On March 17, Senator Elizabeth Warren (D-MA) and Representatives Elijah Cummings (D-MD) and Maxine Waters (D-CA) sent a letter requesting a meeting with Attorney General Eric Holder to review the findings of a recent report on the DOJ’s mortgage fraud enforcement efforts. The lawmakers state that the report raises questions about the DOJ’s “commitment to investigate and prosecute crimes such as predatory lending, loan modification scams, and abusive mortgage servicing practices.” They are seeking information from the Attorney General about steps the DOJ will take to ensure that its efforts “to identify and prosecute those responsible for fraudulent mortgage practices are equal to the harms such crimes have caused [the members’] constituents.”

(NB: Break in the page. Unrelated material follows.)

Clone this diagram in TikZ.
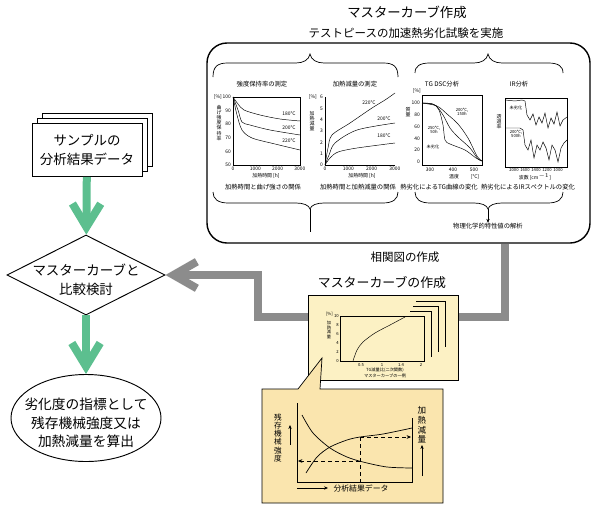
\documentclass[tikz,border=0pt]{standalone}
\usepackage{fontspec}
\setmainfont{Noto Sans CJK JP}
\usetikzlibrary{arrows.meta, positioning, shapes.geometric, calc}
\definecolor{FlowGreen}{HTML}{5CBF8F}
\definecolor{FlowGray}{HTML}{8C8C8C}
\definecolor{CardYellow}{HTML}{FCF1C4}
\definecolor{NoteYellow}{HTML}{FAE5AE}

\begin{document}
\begin{tikzpicture}[
    x=0.03cm, y=-0.03cm,
    % Text sizes
    bigtxt/.style={font=\fontsize{11.5}{16}\selectfont, align=center, inner sep=0},
    midtxt/.style={font=\fontsize{9.8}{12}\selectfont, inner sep=0},
    smalltxt/.style={font=\fontsize{5.4}{6.2}\selectfont, align=center, inner sep=0},
    tinytxt/.style={font=\fontsize{4.2}{4.6}\selectfont, align=center, inner sep=0},
    microtxt/.style={font=\fontsize{3.6}{4}\selectfont, align=center, inner sep=0},
    vtxt/.style={font=\fontsize{4.2}{4.4}\selectfont, align=center, inner sep=0},
    % Boxes
    panel/.style={
        rectangle,
        rounded corners=0.6cm,
        draw=black,
        line width=1.2pt,
        minimum width=11.49cm,
        minimum height=6cm
    },
    datacard/.style={
        rectangle,
        draw=black,
        fill=white,
        line width=0.8pt,
        minimum width=3.3cm,
        minimum height=1.59cm
    },
    judge/.style={
        diamond,
        draw=black,
        fill=white,
        line width=0.8pt,
        inner sep=0,
        minimum width=4.74cm,
        minimum height=2.4cm
    },
    result/.style={
        ellipse,
        draw=black,
        fill=white,
        line width=0.8pt,
        inner sep=0,
        minimum width=4.5cm,
        minimum height=2.61cm
    },
    mcard/.style={
        rectangle,
        draw=black,
        fill=CardYellow,
        line width=0.6pt,
        minimum width=4.5cm,
        minimum height=2.55cm
    },
    note/.style={draw=black, fill=NoteYellow, line width=0.6pt},
    brace/.style={draw=black, line width=0.6pt},
    curve/.style={draw=black, line width=0.4pt},
    % Connector styles
    grnarrow/.style={
        draw=FlowGreen,
        line width=0.24cm,
        -{Straight Barb[length=0.7cm, width=0.85cm]}
    },
    grayarrow/.style={
        draw=FlowGray,
        line width=0.24cm,
        -{Straight Barb[length=0.7cm, width=0.8cm]}
    },
    thinarrow/.style={draw=black, line width=0.4pt, -{Stealth[length=1.2mm, width=1mm]}}
]
    \useasboundingbox (0,0) rectangle (596,507);

    % --- Headings ---
    \node[font=\fontsize{11.4}{13}\selectfont, inner sep=0] (head) at (407,12) {マスターカーブ作成};
    \node[midtxt] (subhead) at (406,33) {テストピースの加速熱劣化試験を実施};

    % --- Test panel ---
    \node[panel] (test) at (398.5,143) {};

    % braces
    \draw[brace] (213,77) .. controls (213,66) and (218,63) .. (228,63) -- (296,63)
        .. controls (303,63) and (309,60) .. (310,54) .. controls (311,60) and (317,63) .. (324,63)
        -- (383,63) .. controls (393,63) and (398,66) .. (398,77);
    \draw[brace] (415,73) .. controls (415,66) and (420,63) .. (430,63) -- (474,63)
        .. controls (481,63) and (487,60) .. (488,54) .. controls (489,60) and (495,63) .. (502,63)
        -- (548,63) .. controls (558,63) and (563,66) .. (563,73);
    \draw[brace] (213,192) .. controls (213,199) and (218,203) .. (228,203) -- (296,203)
        .. controls (303,203) and (309,205) .. (310,209) .. controls (311,205) and (317,203) .. (324,203)
        -- (383,203) .. controls (393,203) and (398,199) .. (398,192);
    \draw[brace] (415,192) .. controls (415,199) and (420,203) .. (430,203) -- (474,203)
        .. controls (481,203) and (487,205) .. (488,209) .. controls (489,205) and (495,203) .. (502,203)
        -- (548,203) .. controls (558,203) and (563,199) .. (563,192);
    \coordinate (lefttip) at (310,209);
    \coordinate (righttip) at (488,209);
    \draw[brace] (lefttip) -- ++(0,23);
    \node[smalltxt] (analysis) at (488,226) {物理化学的特性値の解析};
    \draw[thinarrow] (righttip) -- (analysis.north);

    % plot 1: strength retention
    \node[smalltxt] (title1) at (262,84) {強度保持率の測定};
    \draw[curve] (233,97) rectangle (300,165);
    \draw[curve] plot[smooth] coordinates {(233,97) (238,104) (244,110) (260,115) (280,119) (300,121)};
    \draw[curve] plot[smooth] coordinates {(233,97) (238,110) (242,122) (250,125) (270,130) (300,135)};
    \draw[curve] plot[smooth] coordinates {(233,97) (237,115) (242,130) (252,138) (275,144) (300,150)};
    \node[tinytxt] at (289,114) {180℃};
    \node[tinytxt] at (289,128) {200℃};
    \node[tinytxt] at (289,141) {220℃};
    \foreach \v in {100,90,80,70,60,50}
        \node[tinytxt, anchor=east] at (231,{97+(100-\v)*1.36}) {\v};
    \node[tinytxt, anchor=east] at (222,97) {[\%]};
    \foreach \v in {0,1000,2000,3000}
        \node[tinytxt] at ({233+\v*0.0223},169) {\v};
    \node[tinytxt] at (266,176) {加熱時間 [h]};
    \node[vtxt] at (219,123) {曲\\げ\\強\\度\\保\\持\\率};
    \node[smalltxt] (cap1) at (263,187) {加熱時間と曲げ強さの関係};

    % plot 2: heating loss
    \node[smalltxt] (title2) at (355,84) {加熱減量の測定};
    \draw[curve] (325,97) -- (325,165) -- (395,165);
    \draw[curve] plot[smooth] coordinates {(325,165) (328,148) (332,135) (350,123) (372,108) (385,100) (395,93)};
    \draw[curve] plot[smooth] coordinates {(325,165) (329,155) (335,143) (357,130) (395,123)};
    \draw[curve] plot[smooth] coordinates {(325,165) (330,158) (338,152) (357,148) (395,143)};
    \node[tinytxt] at (369,103) {220℃};
    \node[tinytxt] at (384,119) {200℃};
    \node[tinytxt] at (384,136) {180℃};
    \foreach \v in {0,...,6}
        \node[tinytxt, anchor=east] at (323,{165-\v*11.33}) {\v};
    \node[tinytxt, anchor=east] at (317,97) {[\%]};
    \foreach \v in {0,1000,2000,3000}
        \node[tinytxt] at ({325+\v*0.0233},169) {\v};
    \node[tinytxt] at (362,176) {加熱時間 [h]};
    \node[vtxt] at (312,121) {加\\熱\\減\\量};
    \node[smalltxt] (cap2) at (358,187) {加熱時間と加熱減量の関係};

    % plot 3: TG DSC
    \node[smalltxt] (title3) at (442,84) {TG DSC分析};
    \draw[curve] (422,95) rectangle (482,165);
    \draw[curve] plot[smooth] coordinates {(422,103) (433,104) (439,110) (443,125) (445,140) (450,144) (465,150) (476,158) (482,161)};
    \draw[curve] plot[smooth] coordinates {(422,103) (435,105) (443,115) (450,128) (458,137) (470,148) (478,159) (482,161)};
    \draw[curve] plot[smooth] coordinates {(422,103) (437,106) (447,114) (458,124) (468,138) (477,156) (482,161)};
    \node[microtxt] at (462,112) {200℃,\\150h};
    \node[microtxt] at (434,130) {250℃,\\50h};
    \node[microtxt] at (433,147) {未劣化};
    \foreach \v in {100,80,60,40,20,0}
        \node[tinytxt, anchor=east] at (420,{103+(100-\v)*0.59}) {\v};
    \node[tinytxt, anchor=east] at (421,91) {[\%]};
    \node[tinytxt] at (430,170) {300};
    \node[tinytxt] at (453,170) {400};
    \node[tinytxt] at (474,170) {500};
    \node[tinytxt] at (454,177) {温度};
    \node[tinytxt] at (475,177) {[℃]};
    \node[vtxt] at (408,112) {質\\量};
    \node[smalltxt] (cap3) at (439,187) {熱劣化によるTG曲線の変化};

    % plot 4: IR
    \node[smalltxt] (title4) at (519,84) {IR分析};
    \draw[curve] (505,98) rectangle (567,167);
    \draw[curve] (505,100) -- (515,101) -- (522,100) -- (525,101) -- (527,115) -- (530,120) -- (533,114)
        -- (536,125) -- (539,117) -- (542,123) -- (545,113) -- (548,128) -- (551,118) -- (554,124)
        -- (557,112) -- (560,126) -- (563,120) -- (567,117);
    \draw[curve] (505,128) -- (520,128) -- (523,130) -- (525,145) -- (528,150) -- (531,140) -- (534,158)
        -- (537,145) -- (540,150) -- (543,142) -- (546,148) -- (549,160) -- (552,145) -- (555,150)
        -- (558,162) -- (561,148) -- (564,143) -- (567,140);
    \node[microtxt] at (516,108) {未劣化};
    \node[microtxt] at (516,134) {200℃,\\500h};
    \node[vtxt] at (499,122) {透\\過\\率};
    \node[microtxt] at (536,170) {2000\, 1600\, 1400\, 1200\, 1000};
    \node[tinytxt] at (535,177) {波数 [cm$^{-1}$]};
    \node[smalltxt] (cap4) at (528,187) {熱劣化によるIRスペクトルの変化};

    % --- Flow on the left ---
    \node[datacard] (sample3) at (97,140) {};
    \node[datacard] (sample2) at (92,145) {};
    \node[datacard, bigtxt] (sample) at (87,150) {サンプルの\\分析結果データ};

    \node[judge] (cmp) at (86,275) {};
    \node[bigtxt] (cmptxt) at (86,280) {マスターカーブと\\比較検討};

    \node[result] (result) at (86,418) {};
    \node[bigtxt, font=\fontsize{11.7}{15.8}\selectfont] (resulttxt) at (86,423)
        {劣化度の指標として\\残存機械強度又は\\加熱減量を算出};

    \draw[grnarrow] (sample) -- (cmp);
    \draw[grnarrow] (cmp) -- (result);

    % --- Correlation and master curve ---
    \node[midtxt] (corr) at (405,257) {相関図の作成};
    \node[font=\fontsize{11}{13}\selectfont, inner sep=0] (mtitle) at (382,283) {マスターカーブの作成};

    \coordinate (turn) at (258,317);
    \draw[grayarrow] ([xshift=3.195cm]test.south) |- (turn) |- (cmp.east);

    \node[mcard] (master) at (383,337.5) {};
    % stacked pages
    \draw[curve] (416,301) -- (445,301) -- (445,347);
    \draw[curve] (413,306) -- (438,306) -- (438,352);
    \draw[curve] (410,311) -- (431,311) -- (431,357);
    \draw[curve, fill=CardYellow] (340,316) rectangle (424,361);
    \draw[curve] plot[smooth] coordinates {(353,361) (357,350) (363,342) (375,333) (390,325) (405,317)};
    \foreach \v in {0,2,...,10}
        \node[microtxt, anchor=east] at (339,{361-\v*4.5}) {\v};
    \node[microtxt, anchor=east] at (333,314) {[\%]};
    \node[microtxt] at (329,330) {加\\熱\\減\\量};
    \node[microtxt] at (361,365) {0.5};
    \node[microtxt] at (382,365) {1};
    \node[microtxt] at (401,365) {1.4};
    \node[microtxt] at (421,365) {2};
    \node[microtxt] at (385,370.5) {TG減量比(二次関数)};
    \node[microtxt] at (385,376) {マスターカーブの一例};

    % --- Enlarged master curve ---
    \coordinate (pointer) at (322,358);
    \draw[note] (262,389) -- (298,389) -- (pointer) -- (320,389) -- (443,389) -- (443,503) -- (262,503) -- cycle;
    \draw[curve] (297,403) -- (297,482) -- (412,482) -- (412,418);
    \draw[curve, line width=0.6pt] plot[smooth] coordinates {(302,415) (313,433) (330,448) (347,457) (363,462) (387,467) (412,468)};
    \draw[curve, line width=0.6pt] plot[smooth] coordinates {(306,473) (317,457) (330,447) (347,440) (360,437) (383,434) (412,428)};
    \draw[curve, dashed, -{Stealth[length=1.3mm, width=1.1mm]}] (360,437) -- (411,437);
    \draw[curve, dashed] (360,437) -- (360,482);
    \draw[curve, dashed, -{Stealth[length=1.3mm, width=1.1mm]}] (360,461) -- (298,461);
    \node[font=\fontsize{6.5}{6.9}\selectfont, align=center, inner sep=0] (strength) at (278,438)
        {残\\存\\機\\械\\強\\度};
    \draw[thinarrow] (290,445) -- (290,425);
    \node[font=\fontsize{7.3}{8.3}\selectfont, align=center, inner sep=0] (loss) at (422,425)
        {加\\熱\\減\\量};
    \draw[thinarrow] (422,476) -- (422,445);
    \node[font=\fontsize{6.7}{8}\selectfont, inner sep=0] (datalabel) at (361,488) {分析結果データ};
    \coordinate (xstart) at (297,488);
    \draw[thinarrow] (xstart) -- (328,488);

\end{tikzpicture}
\end{document}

On March 13, the DOJ Office of Inspector General (OIG) issued a report on its audit of the DOJ’s efforts between 2009 and 2011 to pursue alleged mortgage fraud. Of particular note, the report reveals for the first time publicly that as part of a joint effort between HUD and the DOJ related to so-called “high default lenders,” the HUD OIG provided 84 U.S. Attorney Offices (USAOs) with lender default data for potential civil investigations and approximately 40 civil investigations were opened as a result. Much of the report focuses on the DOJ’s limited ability to track its mortgage fraud enforcement efforts. The audit revealed that, as a result of those limitations, the DOJ has repeatedly used inaccurate statistics in public statements about its mortgage enforcement results. Among a series of recommendations, the DOJ OIG suggests that DOJ (i) direct all USAOs to periodically assess any monetary thresholds applied to mortgage fraud cases to ensure they are reasonably based upon the threat within their respective jurisdictions and adequately allow for non-monetary harms that result from mortgage fraud schemes, as well as ensure that law enforcement agencies in their respective districts have a clear understanding of any limiting factors being applied to such cases; (ii) develop a method to capture additional data that will allow DOJ to better understand the results of its efforts in investigating and prosecuting mortgage fraud and to identify the position of mortgage fraud defendants within an organization; and (iii) develop a method to readily identify mortgage fraud criminal and civil enforcement efforts for reporting purposes.